Recalling “Dude” Lebowski’s habit of laying on the floor and listening to cassette tapes of the sounds of bowling tournaments in the 1998 film The Big Lebowski, one wonders if he’d be a fan of Aaron Sorkin scripts. Debuting as director in Molly’s Game, the eminent screenwriter (Moneyball, etc.) uses Oliver Stone/Martin Scorsese-style visual overload to accompany all of the endless proactive talk.
In this film based on her memoir and its aftermath, Molly Bloom (Jessica Chastain) is a beautiful woman in peril from the law, because of the ultra-high-stakes gambling parties she ran in Los Angeles and New York. Movie stars, hedge fund managers and Russian mafia rubbed shoulders and lost fortunes, before squealers and the feds ruined the game.
Such a woman sounds like a sport. Sorkin won’t have that, laying down several inches of dramatic mortar showing us that compulsion, bad luck and poor parenting resulted in Bloom’s alleged crimes. Her debonair lawyer Charlie Jaffey (Idris Elba, squandered) tries to wring the truth out of this stubborn client, insistent on her as a victim of circumstances.
Molly’s Game has a repellant counterpoint under its magazine-cover feminism. It suggests that women are smarter, and that’s why we men have a duty to mold them. Who will crack this brittle woman first—either Jaffey, the lawyer who acts like a shrink or the actual shrink who sired her?

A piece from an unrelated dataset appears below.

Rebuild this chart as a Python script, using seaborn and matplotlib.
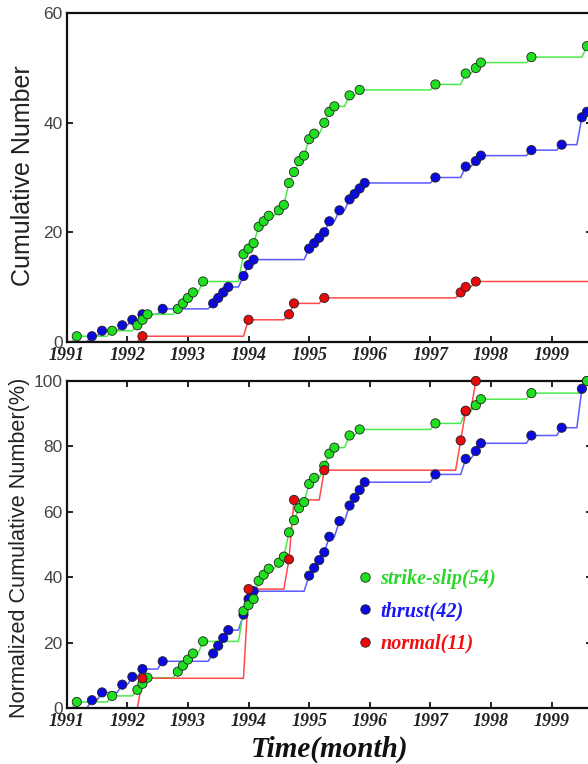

If only Molly’s Game allowed Chastain a less bulletproof, more human touch to the role, instead of this all-you-can-stand buffet of Type A, whip-smart dialogue. Sorkin as director shows what an Aaron Sorkin script looks like before someone takes a red marker to it. Below and above everything in Molly’s Game is the dialogue. Except for speculation over whether one of the unidentified celebs at the poker table is supposed to be Tommy Wiseau, there’s not much to the movie but the words.